Job estaba en la oscuridad. Estaba precisamente en la puerta de la muerte. Y en ese momento de angustia, de dolor y de sufrimiento, Job proclama la esperanza. «Yo sé que mi redentor está vivo y que, y que él, el último, se levantará sobre el polvo… Yo, sí, yo mismo lo veré, mis ojos le mirarán, no ningún otro» (Jb 19, 25.27). La Conmemoración de los difuntos tiene este doble sentido. Un sentido de tristeza: un cementerio es triste, nos recuerda a nuestros seres queridos que se han marchado, nos recuerda también el futuro, la muerte; pero en esta tristeza, nosotros llevamos flores, como un signo de esperanza. Puedo decir, también, de fiesta, pero más adelante, no ahora. Y la tristeza se mezcla con la esperanza. Y esto es lo que todos nosotros sentimos hoy, en esta celebración la memoria de nuestros seres queridos, ante sus restos, y la esperanza.
Pero sentimos también que esta esperanza nos ayuda, porque también nosotros tenemos que recorrer este camino. Todos nosotros recorreremos este camino. Antes o después, pero todos. Con dolor, más o menos dolor, pero todos. Pero con la flor de la esperanza, con ese hilo fuerte que está anclado en el más allá. Es esta, esta ancla no decepciona: la esperanza de la resurrección.

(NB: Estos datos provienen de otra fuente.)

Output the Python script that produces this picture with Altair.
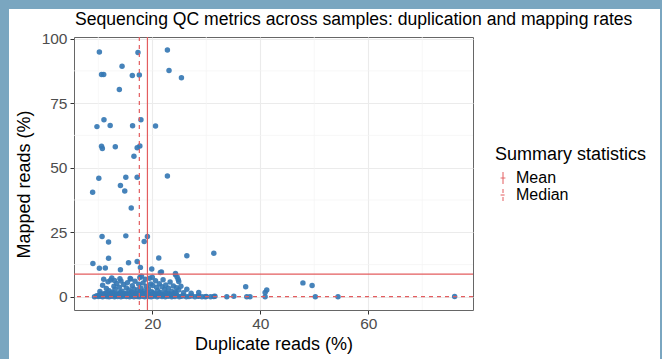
import altair as alt
import pandas as pd

# ---------------- data ----------------
# upper / scattered samples
up_dup = [10.2, 17.35, 22.8, 14.4, 10.6, 11.0, 16.3, 17.6, 23.1, 25.4, 13.9,
          11.05, 9.75, 12.2, 16.35, 17.9, 20.6, 10.6, 10.75, 13.15, 17.2, 17.7,
          16.6, 10.1, 15.1, 17.2, 22.8, 8.95, 14.1, 14.9, 16.1, 10.7, 11.9, 15.1,
          18.5, 19.1, 9.0, 10.2, 11.3, 11.9, 14.1, 15.6, 17.2, 17.8, 21.2, 19.9,
          21.7, 24.3, 24.6, 26.4, 31.4, 28.6, 37.3, 40.9, 47.9, 49.6, 50.2, 54.4,
          76.0, 33.8, 35.1, 37.5, 38.1, 29.8, 31.4, 40.9, 21.5, 24.3, 24.8, 24.9,
          41.2, 28.6]
up_map = [94.8, 94.6, 95.6, 89.3, 86.1, 86.1, 85.7, 85.9, 87.6, 84.8, 80.3,
          68.6, 65.9, 66.3, 66.2, 68.6, 66.1, 58.3, 57.4, 58.1, 57.7, 58.4,
          54.4, 45.9, 46.3, 46.3, 46.8, 40.5, 43.1, 41.0, 34.4, 23.4, 21.2, 23.6,
          21.4, 23.4, 12.9, 11.1, 11.2, 14.9, 10.5, 13.2, 13.7, 11.4, 15.0, 10.8,
          9.6, 8.5, 7.7, 15.9, 16.9, 1.7, 3.9, 1.7, 5.4, 4.4, 0.0, 0.0,
          0.1, 0.0, 0.2, 0.0, 0.0, 0.0, 0.1, 0.0, 9.4, 9.0, 6.7, 5.9,
          2.6, 0.3]

# band of low mapping rates (1-8 %)
band_dup = [10.3, 10.8, 11.2, 11.5, 11.8, 12.0, 12.3, 12.6, 12.9, 13.1,
            13.4, 13.7, 13.9, 14.2, 14.4, 14.7, 14.9, 15.2, 15.4, 15.7,
            15.9, 16.1, 16.3, 16.6, 16.8, 17.0, 17.3, 17.5, 17.7, 17.9,
            18.1, 18.3, 18.5, 18.7, 18.9, 19.1, 19.3, 19.5, 19.7, 19.9,
            20.1, 20.3, 20.6, 20.8, 21.0, 21.3, 21.5, 21.8, 22.0, 22.3,
            22.5, 22.8, 23.0, 23.3, 23.6, 23.9, 24.2, 24.5, 24.9, 25.3,
            25.8, 26.4, 27.2, 16.0, 14.0, 12.5, 18.0, 20.0, 11.0, 13.0]
band_map = [2.1, 4.5, 1.3, 3.2, 5.8, 2.4, 6.5, 1.8, 4.1, 2.9,
            5.2, 1.5, 3.7, 6.1, 2.2, 4.8, 1.2, 3.4, 5.5, 2.6,
            7.1, 1.9, 4.3, 3.0, 6.0, 1.4, 2.7, 4.9, 7.5, 3.3,
            1.6, 5.4, 2.3, 6.8, 4.0, 1.8, 3.1, 7.2, 5.0, 2.0,
            4.4, 1.3, 6.2, 3.6, 2.5, 5.1, 1.7, 3.9, 6.6, 2.8,
            4.6, 1.5, 3.3, 5.7, 2.1, 4.2, 1.9, 3.5, 2.6, 4.1,
            1.6, 2.9, 1.4, 6.9, 7.0, 7.3, 8.0, 7.6, 6.8, 6.3]

# samples with (almost) no mapped reads
zero_dup = [9.3, 9.7, 10.0, 10.2, 10.4, 10.6, 10.8, 11.0, 11.2, 11.4,
            11.6, 11.8, 12.0, 12.2, 12.4, 12.6, 12.8, 13.0, 13.2, 13.4,
            13.6, 13.8, 14.0, 14.2, 14.4, 14.6, 14.8, 15.0, 15.2, 15.4,
            15.6, 15.8, 16.0, 16.2, 16.4, 16.6, 16.8, 17.0, 17.2, 17.4,
            17.6, 17.8, 18.0, 18.2, 18.4, 18.6, 18.8, 19.0, 19.2, 19.4,
            19.6, 19.8, 20.0, 20.3, 20.6, 20.9, 21.2, 21.5, 21.8, 22.1,
            22.4, 22.7, 23.0, 23.3, 23.6, 23.9, 24.2, 24.6, 25.0, 25.4,
            25.8, 26.3, 26.8, 27.3, 27.9, 28.5, 29.2, 30.0, 30.8, 31.6,
            10.5, 11.1, 11.7, 12.3, 12.9, 13.5, 14.1, 14.7, 15.3, 15.9,
            16.5, 17.1, 17.7, 18.3, 18.9, 19.5, 20.1, 20.7, 21.3, 21.9,
            22.5, 23.1, 23.7, 24.4]
zero_map = [0.0, 0.4, 0.1, 0.7, 0.2, 0.9, 0.0, 0.5, 0.3, 1.1,
            0.1, 0.6, 0.0, 0.8, 0.2, 0.4, 1.0, 0.0, 0.3, 0.7,
            0.1, 0.5, 0.9, 0.0, 0.6, 0.2, 0.4, 1.0, 0.1, 0.3,
            0.8, 0.0, 0.5, 0.2, 0.7, 0.0, 1.1, 0.3, 0.1, 0.6,
            0.0, 0.4, 0.9, 0.2, 0.5, 0.0, 0.7, 0.3, 1.0, 0.1,
            0.4, 0.0, 0.6, 0.2, 0.8, 0.0, 0.3, 0.5, 0.1, 0.7,
            0.0, 0.4, 0.2, 0.6, 0.0, 0.3, 0.1, 0.5, 0.0, 0.2,
            0.4, 0.0, 0.1, 0.3, 0.0, 0.2, 0.0, 0.1, 0.0, 0.2,
            1.2, 0.9, 1.6, 1.0, 1.4, 0.8, 1.7, 1.1, 1.3, 0.9,
            1.5, 1.2, 1.8, 1.0, 1.4, 0.8, 1.6, 1.1, 1.3, 0.9,
            1.5, 1.2, 1.0, 1.4]

dup_pct = up_dup + band_dup + zero_dup
mapped_pct = up_map + band_map + zero_map

stat_names = ["Mean", "Median"]
stat_dup = [19.1, 17.6]
stat_mapped = [8.8, 0.1]

x_major = [20, 40, 60]
x_minor = [10, 30, 50, 70]
y_major = [0, 25, 50, 75, 100]
y_minor = [12.5, 37.5, 62.5, 87.5]

title_text = "Sequencing QC metrics across samples: duplication and mapping rates"

# ---------------- chart ----------------
FONT = "Liberation Sans"
RED = "#e35d5f"
BLUE = "#3678b4"
FRAME = "#7aa6c0"

pts = pd.DataFrame({"dup": dup_pct, "mapped": mapped_pct})
stats = pd.DataFrame({"stat": stat_names, "dup": stat_dup, "mapped": stat_mapped})
xmin = pd.DataFrame({"gx": x_minor})
ymin = pd.DataFrame({"gy": y_minor})

xscale = alt.Scale(domain=[5.5, 79.4], nice=False, zero=False)
yscale = alt.Scale(domain=[-5.1, 100.6], nice=False, zero=False)

xaxis = alt.Axis(values=x_major, title="Duplicate reads (%)", grid=True,
                 gridColor="#ebebeb", gridWidth=1.1, domain=False,
                 tickColor="#333333", tickSize=4, labelFontSize=15.5,
                 labelColor="#4d4d4d", labelPadding=2, labelFont=FONT,
                 titleFont=FONT, titleFontSize=18, titleFontWeight="normal",
                 titleColor="#000000", titleBaseline="alphabetic", titleY=39)
yaxis = alt.Axis(values=y_major, title="Mapped reads (%)", grid=True,
                 gridColor="#ebebeb", gridWidth=1.1, domain=False,
                 tickColor="#333333", tickSize=4, labelFontSize=15.5,
                 labelColor="#4d4d4d", labelPadding=3, labelFont=FONT,
                 titleFont=FONT, titleFontSize=18, titleFontWeight="normal",
                 titleColor="#000000", titleBaseline="alphabetic",
                 titleX=-45, titleY=147, titleAngle=270)

X = lambda f: alt.X(f, type="quantitative", scale=xscale, axis=xaxis)
Y = lambda f: alt.Y(f, type="quantitative", scale=yscale, axis=yaxis)

one = pd.DataFrame({"k": [0]})
frame_top = alt.Chart(one).mark_rect(color=FRAME).encode(
    x=alt.value(-74), x2=alt.value(588), y=alt.value(-37), y2=alt.value(-28))
frame_left = alt.Chart(one).mark_rect(color=FRAME).encode(
    x=alt.value(-74), x2=alt.value(-65), y=alt.value(-37), y2=alt.value(322))
frame_right = alt.Chart(one).mark_rect(color=FRAME).encode(
    x=alt.value(586), x2=alt.value(588), y=alt.value(-37), y2=alt.value(322))

title = alt.Chart(pd.DataFrame({"t": [title_text]})).mark_text(
    font=FONT, fontSize=17.6, color="#000000", align="left", baseline="alphabetic"
).encode(text="t:N", x=alt.value(1), y=alt.value(-12))

gx = alt.Chart(xmin).mark_rule(color="#f4f4f4", strokeWidth=0.7).encode(x=X("gx"))
gy = alt.Chart(ymin).mark_rule(color="#f4f4f4", strokeWidth=0.7).encode(y=Y("gy"))

points = alt.Chart(pts).mark_circle(size=30, color=BLUE, opacity=0.92).encode(
    x=X("dup"), y=Y("mapped"))

dash = alt.StrokeDash("stat:N",
                      scale=alt.Scale(domain=stat_names, range=[[1, 0], [4, 4]]),
                      legend=alt.Legend(title="Summary statistics", orient="none",
                                        legendX=421, legendY=109,
                                        titleFont=FONT, titleFontSize=18,
                                        titleFontWeight="normal", titleColor="#000000",
                                        titlePadding=6,
                                        labelFont=FONT, labelFontSize=16,
                                        labelColor="#000000", labelOffset=5,
                                        symbolType="M0,-1L0,1M-0.4,0L0.4,0",
                                        symbolSize=144, symbolStrokeColor=RED,
                                        symbolStrokeWidth=1,
                                        symbolFillColor="transparent",
                                        rowPadding=1))

vlines = alt.Chart(stats).mark_rule(color=RED, strokeWidth=1.2).encode(
    x=X("dup"), strokeDash=dash)
hlines = alt.Chart(stats).mark_rule(color=RED, strokeWidth=1.2).encode(
    y=Y("mapped"), strokeDash=dash)

chart = alt.layer(frame_top, frame_left, frame_right, title, gx, gy, points,
                  hlines, vlines).properties(
    width=399, height=273,
    padding={"left": 74, "top": 37, "right": 189, "bottom": 49},
    autosize=alt.AutoSizeParams(type="none"),
    background="white",
).configure_view(stroke="#666666", strokeWidth=1)

chart.save("out.html", embed_options={"renderer": "svg", "actions": False})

Y quien recorrió en primer lugar este camino es Jesús. Nosotros recorremos el camino que hizo Él. Y quien nos abrió la puerta es Él mismo, es Jesús: con su Cruz nos abrió la puerta de la esperanza, nos abrió la puerta para entrar donde contemplaremos a Dios. «Yo sé que mi Redentor está vivo, y que él, el último, se levantará sobre el polvo… Yo, sí, yo mismo lo veré, mis ojos lo mirarán, no ningún otro».
Volvemos hoy a casa con esta doble memoria: la memoria del pasado, de nuestros seres queridos que se han marchado; y la memoria del futuro, del camino que nosotros recorreremos. Con la certeza, la seguridad; con esa certeza que salió de los labios de Jesús: «Yo le resucitaré el último día» (Jn 6, 40).